Repeat everything from the first line of the listing below through the line that contains "p.set_linewidth(1.2)", exactly. Leave out pictures.

##########

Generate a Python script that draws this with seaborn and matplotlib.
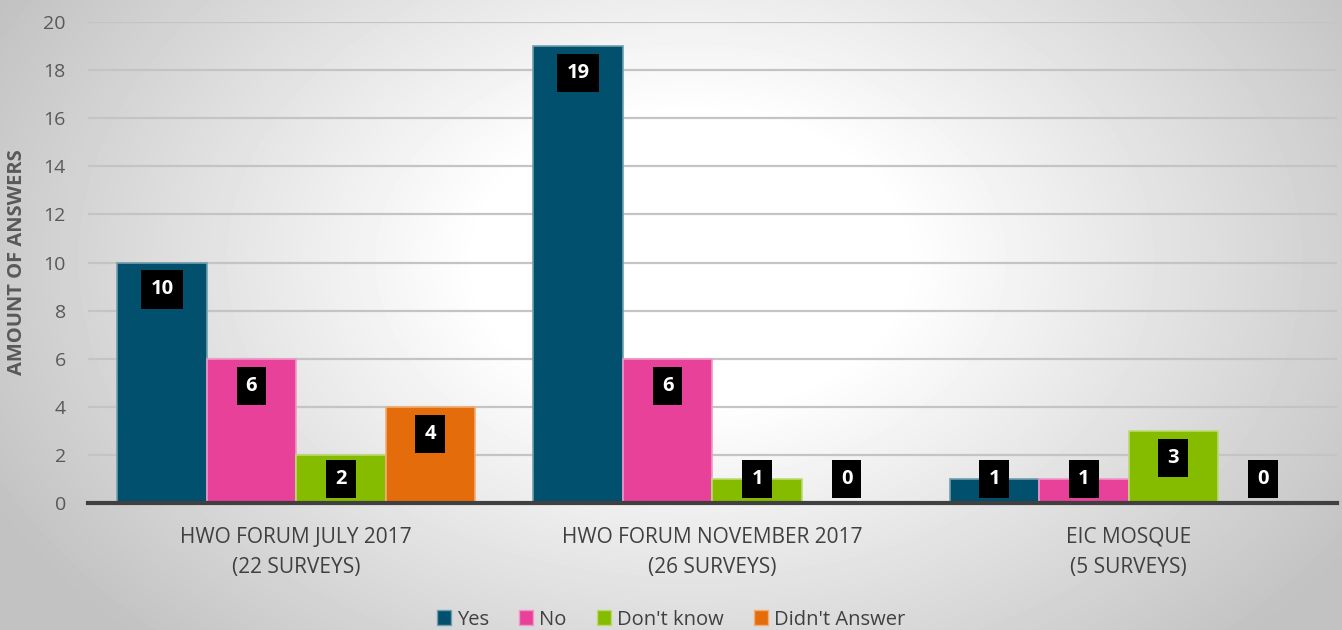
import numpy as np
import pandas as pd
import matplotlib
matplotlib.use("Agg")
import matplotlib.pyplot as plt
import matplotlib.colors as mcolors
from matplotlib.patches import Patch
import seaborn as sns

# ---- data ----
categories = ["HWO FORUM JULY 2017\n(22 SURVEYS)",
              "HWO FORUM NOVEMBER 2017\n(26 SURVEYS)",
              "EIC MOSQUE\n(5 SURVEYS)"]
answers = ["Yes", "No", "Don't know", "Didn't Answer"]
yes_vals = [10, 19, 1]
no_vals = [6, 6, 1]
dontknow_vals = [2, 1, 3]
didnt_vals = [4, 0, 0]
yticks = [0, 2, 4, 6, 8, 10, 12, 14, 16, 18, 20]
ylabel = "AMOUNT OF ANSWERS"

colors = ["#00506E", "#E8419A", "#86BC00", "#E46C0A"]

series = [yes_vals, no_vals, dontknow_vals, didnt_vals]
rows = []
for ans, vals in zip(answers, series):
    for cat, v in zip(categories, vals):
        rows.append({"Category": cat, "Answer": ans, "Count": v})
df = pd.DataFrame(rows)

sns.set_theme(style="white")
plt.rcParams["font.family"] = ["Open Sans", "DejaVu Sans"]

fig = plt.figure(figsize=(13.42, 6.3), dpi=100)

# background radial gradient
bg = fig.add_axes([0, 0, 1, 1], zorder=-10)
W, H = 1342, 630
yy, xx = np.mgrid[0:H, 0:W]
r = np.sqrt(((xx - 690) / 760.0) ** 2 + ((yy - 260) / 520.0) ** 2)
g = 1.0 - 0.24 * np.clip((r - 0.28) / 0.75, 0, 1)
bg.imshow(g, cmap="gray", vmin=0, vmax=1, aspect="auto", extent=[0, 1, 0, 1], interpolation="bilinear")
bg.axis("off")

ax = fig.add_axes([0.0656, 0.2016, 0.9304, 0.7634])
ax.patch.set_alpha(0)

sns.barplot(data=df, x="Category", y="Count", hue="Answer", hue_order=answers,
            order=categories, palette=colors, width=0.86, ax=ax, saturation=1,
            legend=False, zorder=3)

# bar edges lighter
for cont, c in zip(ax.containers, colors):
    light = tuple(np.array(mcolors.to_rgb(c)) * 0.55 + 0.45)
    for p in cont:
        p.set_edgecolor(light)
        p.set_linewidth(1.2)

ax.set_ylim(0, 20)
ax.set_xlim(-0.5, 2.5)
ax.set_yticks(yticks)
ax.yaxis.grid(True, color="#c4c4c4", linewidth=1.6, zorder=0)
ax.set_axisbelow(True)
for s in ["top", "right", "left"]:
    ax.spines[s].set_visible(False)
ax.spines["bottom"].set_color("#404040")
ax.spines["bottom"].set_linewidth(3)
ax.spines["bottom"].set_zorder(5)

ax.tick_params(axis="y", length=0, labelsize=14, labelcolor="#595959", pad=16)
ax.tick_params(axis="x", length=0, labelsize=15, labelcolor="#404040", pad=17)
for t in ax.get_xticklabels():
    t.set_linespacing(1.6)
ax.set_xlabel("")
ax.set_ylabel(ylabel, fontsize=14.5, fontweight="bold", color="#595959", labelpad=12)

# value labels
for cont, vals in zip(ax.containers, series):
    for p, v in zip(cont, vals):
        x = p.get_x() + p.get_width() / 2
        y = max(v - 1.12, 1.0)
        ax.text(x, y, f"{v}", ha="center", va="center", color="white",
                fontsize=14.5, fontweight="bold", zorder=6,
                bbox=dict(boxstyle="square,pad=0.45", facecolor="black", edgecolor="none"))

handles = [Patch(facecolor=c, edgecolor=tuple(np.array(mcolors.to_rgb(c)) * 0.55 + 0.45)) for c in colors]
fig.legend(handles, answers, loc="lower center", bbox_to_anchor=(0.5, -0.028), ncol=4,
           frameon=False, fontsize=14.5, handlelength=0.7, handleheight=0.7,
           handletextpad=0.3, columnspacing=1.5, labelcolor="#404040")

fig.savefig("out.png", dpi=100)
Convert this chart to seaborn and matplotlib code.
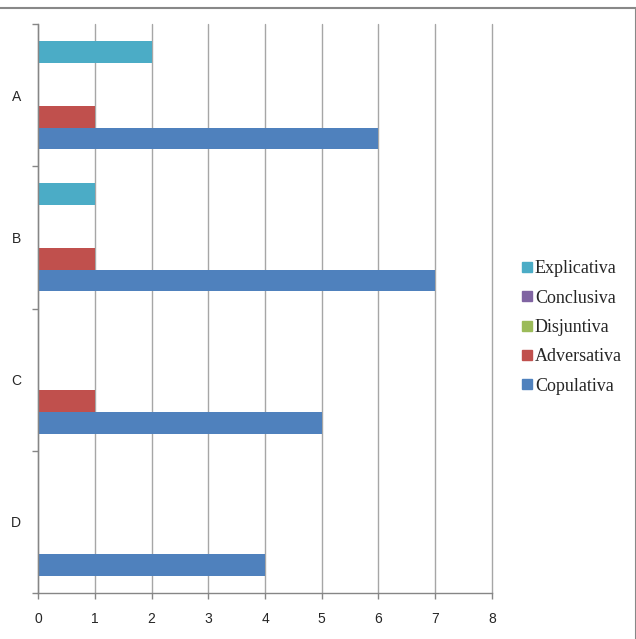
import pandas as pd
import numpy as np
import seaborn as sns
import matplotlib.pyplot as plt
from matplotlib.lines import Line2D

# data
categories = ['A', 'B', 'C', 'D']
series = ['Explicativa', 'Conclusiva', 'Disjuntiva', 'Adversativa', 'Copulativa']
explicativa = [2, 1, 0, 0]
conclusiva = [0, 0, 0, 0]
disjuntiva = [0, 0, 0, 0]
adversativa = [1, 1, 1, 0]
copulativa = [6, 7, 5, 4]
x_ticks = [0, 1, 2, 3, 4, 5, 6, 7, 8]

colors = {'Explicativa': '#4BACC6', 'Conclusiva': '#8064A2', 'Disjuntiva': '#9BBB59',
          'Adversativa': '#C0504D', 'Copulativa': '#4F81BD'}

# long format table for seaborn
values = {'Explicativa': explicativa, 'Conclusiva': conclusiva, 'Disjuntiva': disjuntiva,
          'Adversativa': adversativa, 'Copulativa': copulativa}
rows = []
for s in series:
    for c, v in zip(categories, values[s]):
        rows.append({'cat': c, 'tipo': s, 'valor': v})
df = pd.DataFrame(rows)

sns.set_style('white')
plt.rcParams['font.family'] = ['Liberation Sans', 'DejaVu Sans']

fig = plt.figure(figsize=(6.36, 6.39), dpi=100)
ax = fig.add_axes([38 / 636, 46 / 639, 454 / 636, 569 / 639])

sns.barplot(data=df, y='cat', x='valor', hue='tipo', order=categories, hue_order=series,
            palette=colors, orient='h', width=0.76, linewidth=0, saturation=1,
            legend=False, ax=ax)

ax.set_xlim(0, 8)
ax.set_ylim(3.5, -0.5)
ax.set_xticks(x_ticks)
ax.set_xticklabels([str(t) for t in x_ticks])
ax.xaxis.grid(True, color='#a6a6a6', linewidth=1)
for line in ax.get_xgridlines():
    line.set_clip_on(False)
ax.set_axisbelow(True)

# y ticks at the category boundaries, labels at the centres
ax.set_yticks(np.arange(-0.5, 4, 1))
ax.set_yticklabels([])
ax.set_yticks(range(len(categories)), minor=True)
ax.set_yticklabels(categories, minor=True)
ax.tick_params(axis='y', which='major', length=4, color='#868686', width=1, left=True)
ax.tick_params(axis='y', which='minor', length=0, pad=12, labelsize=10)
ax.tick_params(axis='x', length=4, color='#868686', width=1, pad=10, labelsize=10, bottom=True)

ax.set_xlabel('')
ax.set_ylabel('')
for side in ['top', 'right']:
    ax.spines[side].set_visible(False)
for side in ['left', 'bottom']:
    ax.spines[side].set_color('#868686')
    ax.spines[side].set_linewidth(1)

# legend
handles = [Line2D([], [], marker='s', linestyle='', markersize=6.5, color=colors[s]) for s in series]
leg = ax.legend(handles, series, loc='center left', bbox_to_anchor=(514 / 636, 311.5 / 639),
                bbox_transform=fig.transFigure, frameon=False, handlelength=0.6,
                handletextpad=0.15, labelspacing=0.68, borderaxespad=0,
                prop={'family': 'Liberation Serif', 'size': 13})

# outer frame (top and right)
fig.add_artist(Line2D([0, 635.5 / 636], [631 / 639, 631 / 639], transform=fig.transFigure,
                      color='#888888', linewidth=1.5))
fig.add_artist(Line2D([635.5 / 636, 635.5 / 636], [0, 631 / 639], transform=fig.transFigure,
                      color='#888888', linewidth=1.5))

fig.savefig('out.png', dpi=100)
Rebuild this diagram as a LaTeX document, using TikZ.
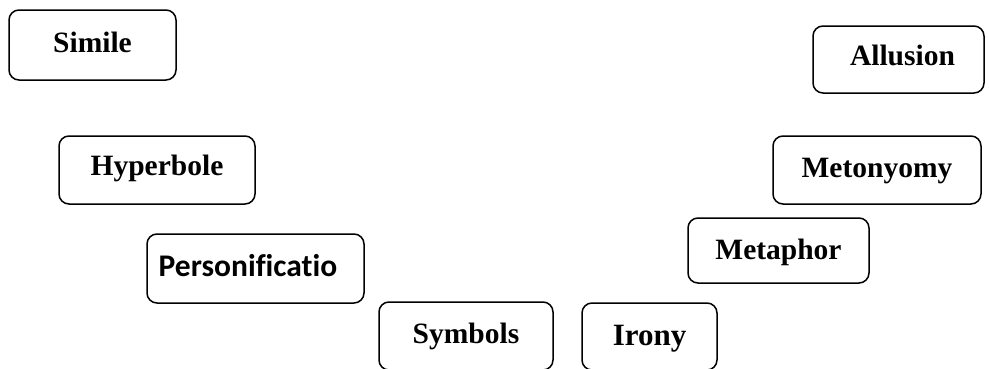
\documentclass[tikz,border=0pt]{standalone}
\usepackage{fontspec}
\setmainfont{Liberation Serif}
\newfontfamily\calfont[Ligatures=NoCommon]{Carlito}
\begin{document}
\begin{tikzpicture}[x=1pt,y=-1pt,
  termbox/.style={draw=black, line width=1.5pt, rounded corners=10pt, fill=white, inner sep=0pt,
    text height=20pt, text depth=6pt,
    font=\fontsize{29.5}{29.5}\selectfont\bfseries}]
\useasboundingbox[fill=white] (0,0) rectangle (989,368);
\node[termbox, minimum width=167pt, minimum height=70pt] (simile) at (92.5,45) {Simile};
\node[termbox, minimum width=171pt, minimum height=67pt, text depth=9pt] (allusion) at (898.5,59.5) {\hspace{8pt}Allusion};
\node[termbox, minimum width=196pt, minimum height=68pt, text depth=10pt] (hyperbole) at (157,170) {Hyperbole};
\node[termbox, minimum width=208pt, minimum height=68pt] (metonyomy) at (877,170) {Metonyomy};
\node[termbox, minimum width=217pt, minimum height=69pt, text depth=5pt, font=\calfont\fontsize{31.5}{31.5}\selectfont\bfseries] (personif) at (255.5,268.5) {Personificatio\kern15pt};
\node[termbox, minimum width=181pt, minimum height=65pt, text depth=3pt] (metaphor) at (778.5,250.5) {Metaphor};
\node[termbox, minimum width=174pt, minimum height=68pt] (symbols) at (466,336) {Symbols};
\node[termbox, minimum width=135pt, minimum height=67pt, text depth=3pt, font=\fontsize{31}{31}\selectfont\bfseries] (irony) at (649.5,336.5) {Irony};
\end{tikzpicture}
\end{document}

##########

**TASK OUTPUT**
Generate a Python script that draws this with seaborn and matplotlib.
import numpy as np
import pandas as pd
import matplotlib
matplotlib.use("Agg")
import matplotlib.pyplot as plt
import matplotlib.colors as mcolors
from matplotlib.patches import Patch
import seaborn as sns

# ---- data ----
categories = ["HWO FORUM JULY 2017\n(22 SURVEYS)",
              "HWO FORUM NOVEMBER 2017\n(26 SURVEYS)",
              "EIC MOSQUE\n(5 SURVEYS)"]
answers = ["Yes", "No", "Don't know", "Didn't Answer"]
yes_vals = [10, 19, 1]
no_vals = [6, 6, 1]
dontknow_vals = [2, 1, 3]
didnt_vals = [4, 0, 0]
yticks = [0, 2, 4, 6, 8, 10, 12, 14, 16, 18, 20]
ylabel = "AMOUNT OF ANSWERS"

colors = ["#00506E", "#E8419A", "#86BC00", "#E46C0A"]

series = [yes_vals, no_vals, dontknow_vals, didnt_vals]
rows = []
for ans, vals in zip(answers, series):
    for cat, v in zip(categories, vals):
        rows.append({"Category": cat, "Answer": ans, "Count": v})
df = pd.DataFrame(rows)

sns.set_theme(style="white")
plt.rcParams["font.family"] = ["Open Sans", "DejaVu Sans"]

fig = plt.figure(figsize=(13.42, 6.3), dpi=100)

# background radial gradient
bg = fig.add_axes([0, 0, 1, 1], zorder=-10)
W, H = 1342, 630
yy, xx = np.mgrid[0:H, 0:W]
r = np.sqrt(((xx - 690) / 760.0) ** 2 + ((yy - 260) / 520.0) ** 2)
g = 1.0 - 0.24 * np.clip((r - 0.28) / 0.75, 0, 1)
bg.imshow(g, cmap="gray", vmin=0, vmax=1, aspect="auto", extent=[0, 1, 0, 1], interpolation="bilinear")
bg.axis("off")

ax = fig.add_axes([0.0656, 0.2016, 0.9304, 0.7634])
ax.patch.set_alpha(0)

sns.barplot(data=df, x="Category", y="Count", hue="Answer", hue_order=answers,
            order=categories, palette=colors, width=0.86, ax=ax, saturation=1,
            legend=False, zorder=3)

# bar edges lighter
for cont, c in zip(ax.containers, colors):
    light = tuple(np.array(mcolors.to_rgb(c)) * 0.55 + 0.45)
    for p in cont:
        p.set_edgecolor(light)
        p.set_linewidth(1.2)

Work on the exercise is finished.